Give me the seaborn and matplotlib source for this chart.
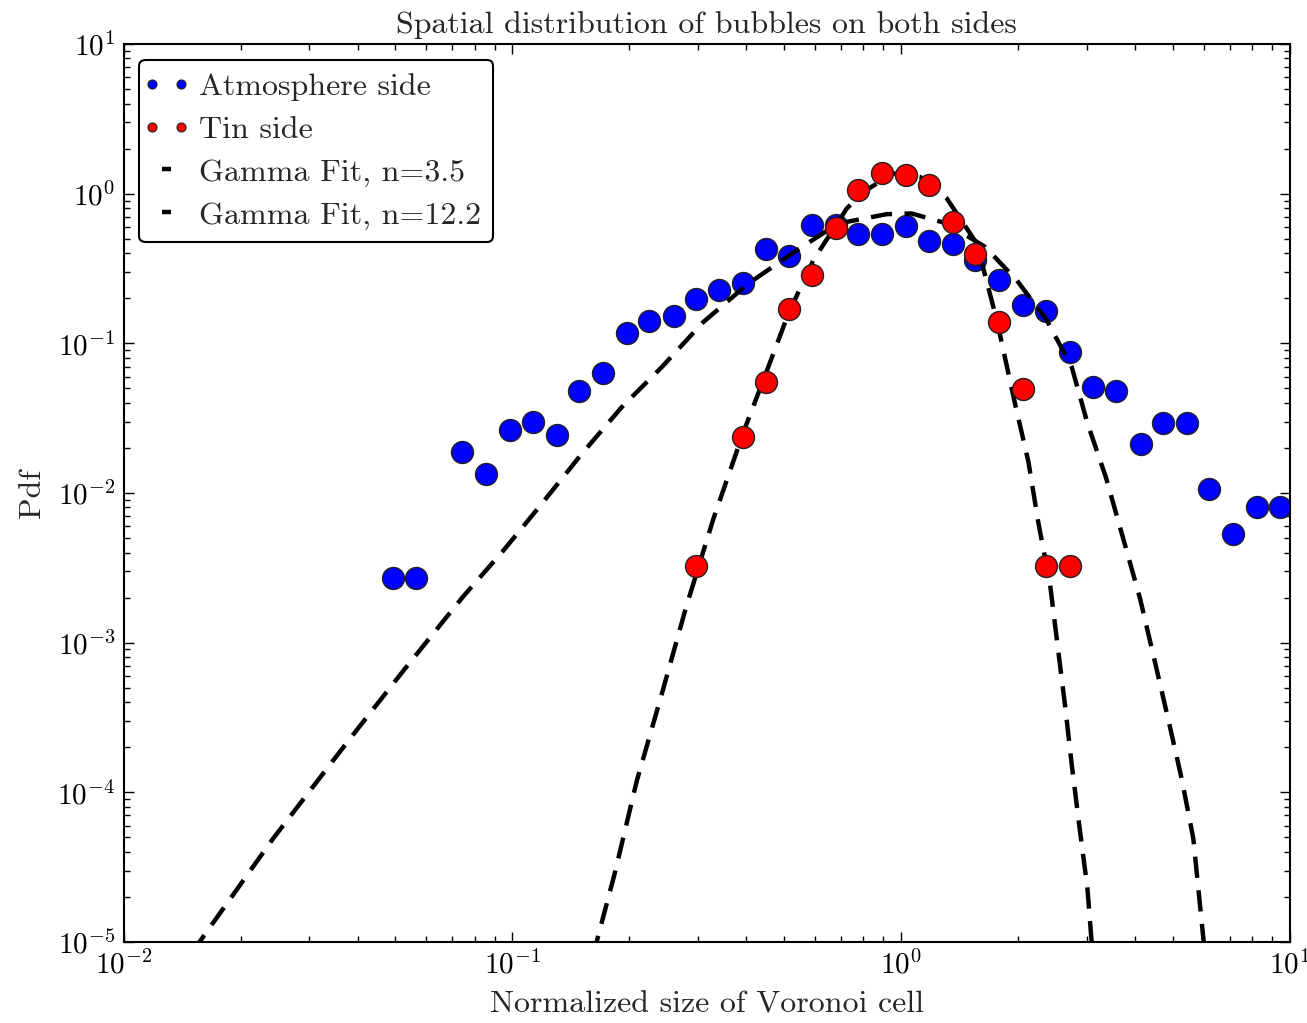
import matplotlib
matplotlib.use("Agg")
import matplotlib.pyplot as plt
import seaborn as sns
from matplotlib.lines import Line2D
from matplotlib.legend_handler import HandlerLine2D

# measured bins (normalized Voronoi cell size) and pdf values
atm_x = [0.0494, 0.0565, 0.0744, 0.0856, 0.0987, 0.1129, 0.130, 0.148, 0.171, 0.197,
         0.225, 0.260, 0.297, 0.341, 0.393, 0.449, 0.516, 0.591, 0.680, 0.776,
         0.893, 1.030, 1.182, 1.357, 1.549, 1.789, 2.062, 2.359, 2.719, 3.111,
         3.570, 4.133, 4.708, 5.429, 6.205, 7.152, 8.216, 9.430]
atm_pdf = [0.00269, 0.00269, 0.01875, 0.01344, 0.0265, 0.0296, 0.0243, 0.048, 0.0633, 0.118,
           0.140, 0.152, 0.197, 0.226, 0.253, 0.425, 0.384, 0.615, 0.62, 0.536,
           0.536, 0.609, 0.483, 0.464, 0.359, 0.264, 0.181, 0.165, 0.0871, 0.0508,
           0.048, 0.0211, 0.0295, 0.0295, 0.01067, 0.00528, 0.00804, 0.00804]

tin_x = [0.297, 0.393, 0.449, 0.516, 0.591, 0.680, 0.776, 0.893, 1.030, 1.182,
         1.357, 1.549, 1.789, 2.062, 2.359, 2.719]
tin_pdf = [0.00327, 0.0235, 0.0551, 0.1706, 0.285, 0.594, 1.055, 1.365, 1.330, 1.140,
           0.648, 0.398, 0.139, 0.0494, 0.00327, 0.00327]

# fitted curves
fit35_x = [0.0150, 0.02428, 0.03786, 0.05297, 0.07468, 0.0948, 0.119, 0.1509, 0.1912, 0.2423,
           0.3099, 0.4046, 0.5389, 0.6896, 0.918, 1.065, 1.310, 1.644, 1.983, 2.369,
           2.746, 3.012, 3.365, 3.728, 4.116, 4.472, 4.866, 5.269, 5.642, 6.05]
fit35_y = [8.5e-6, 4.93e-5, 2.21e-4, 6.71e-4, 2.03e-3, 4.12e-3, 8.47e-3, 0.01829, 0.0375, 0.0694,
           0.1388, 0.2507, 0.4189, 0.632, 0.7294, 0.737, 0.632, 0.4406, 0.2638, 0.1425,
           0.0694, 0.02935, 0.01262, 4.91e-3, 1.963e-3, 7.85e-4, 3.05e-4, 1.22e-4, 4.89e-5, 8e-6]

fit122_x = [0.161, 0.1836, 0.2089, 0.2423, 0.2797, 0.3289, 0.3927, 0.4419, 0.5128, 0.5944,
            0.7246, 0.7995, 0.9547, 1.118, 1.310, 1.565, 1.762, 1.963, 2.124, 2.254,
            2.415, 2.522, 2.639, 2.746, 2.873, 3.012, 3.11]
fit122_y = [8e-6, 2.91e-5, 1.19e-4, 4.54e-4, 1.722e-3, 6.72e-3, 0.0254, 0.0566, 0.158, 0.359,
            0.796, 1.028, 1.365, 1.295, 0.929, 0.4643, 0.1425, 0.0394, 0.0162, 6.30e-3,
            2.45e-3, 9.80e-4, 3.81e-4, 1.525e-4, 5.92e-5, 2.30e-5, 8e-6]

sns.set_style("ticks")
plt.rcParams['font.family'] = ['cmr10', 'DejaVu Serif']
plt.rcParams['mathtext.fontset'] = 'cm'
plt.rcParams['axes.formatter.use_mathtext'] = True
plt.rcParams['axes.unicode_minus'] = False
plt.rcParams['font.size'] = 23

fig = plt.figure(figsize=(13.07, 10.23), dpi=100)
ax = fig.add_axes([0.0945, 0.0792, 0.8925, 0.8778])

dash = (0, (4.8, 2.8))
sns.lineplot(x=fit35_x, y=fit35_y, color='black', lw=3.2, linestyle=dash, ax=ax, zorder=3)
sns.lineplot(x=fit122_x, y=fit122_y, color='black', lw=3.2, linestyle=dash, ax=ax, zorder=3)
sns.scatterplot(x=atm_x, y=atm_pdf, color='#0000ff', s=250, edgecolor='#222222',
                linewidth=1, ax=ax, zorder=2)
sns.scatterplot(x=tin_x, y=tin_pdf, color='#ff0000', s=250, edgecolor='#222222',
                linewidth=1, ax=ax, zorder=4)

ax.set_xscale('log')
ax.set_yscale('log')
ax.set_xlim(1e-2, 1e1)
ax.set_ylim(1e-5, 1e1)

for sp in ax.spines.values():
    sp.set_linewidth(1.5)
    sp.set_color('black')
ax.tick_params(which='both', direction='in', top=True, right=True, width=1, colors='black',
               labelsize=21)
ax.tick_params(which='major', length=7, pad=6)
ax.tick_params(which='minor', length=4)

ax.set_title('Spatial distribution of bubbles on both sides', fontsize=23, pad=8)
ax.set_xlabel('Normalized size of Voronoi cell', fontsize=23, labelpad=8)
ax.set_ylabel('Pdf', fontsize=23, labelpad=8)

h_atm = Line2D([], [], ls='none', marker='o', ms=6.5, mfc='#0000ff', mec='#222222', mew=0.8)
h_tin = Line2D([], [], ls='none', marker='o', ms=6.5, mfc='#ff0000', mec='#222222', mew=0.8)
h_f1 = Line2D([], [], color='black', lw=3.2, linestyle=dash)
h_f2 = Line2D([], [], color='black', lw=3.2, linestyle=dash)
labels = ['Atmosphere side', 'Tin side', 'Gamma Fit, n=3.5', 'Gamma Fit, n=12.2']
dots = HandlerLine2D(marker_pad=0.0)
leg = ax.legend([h_atm, h_tin, h_f1, h_f2], labels, loc='upper left', numpoints=2,
                handlelength=0.9, handletextpad=0.55, labelspacing=0.45, borderpad=0.4,
                fontsize=23, frameon=True, fancybox=True, framealpha=1, edgecolor='black',
                handler_map={h_atm: dots, h_tin: dots})
leg.get_frame().set_linewidth(1.5)

fig.savefig('out.png', dpi=100)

## WORK REQUIRED:
Find the number of lines in which the word "seaborn" occurs, and write nothing but that number.

## SOLVED EXERCISE:
2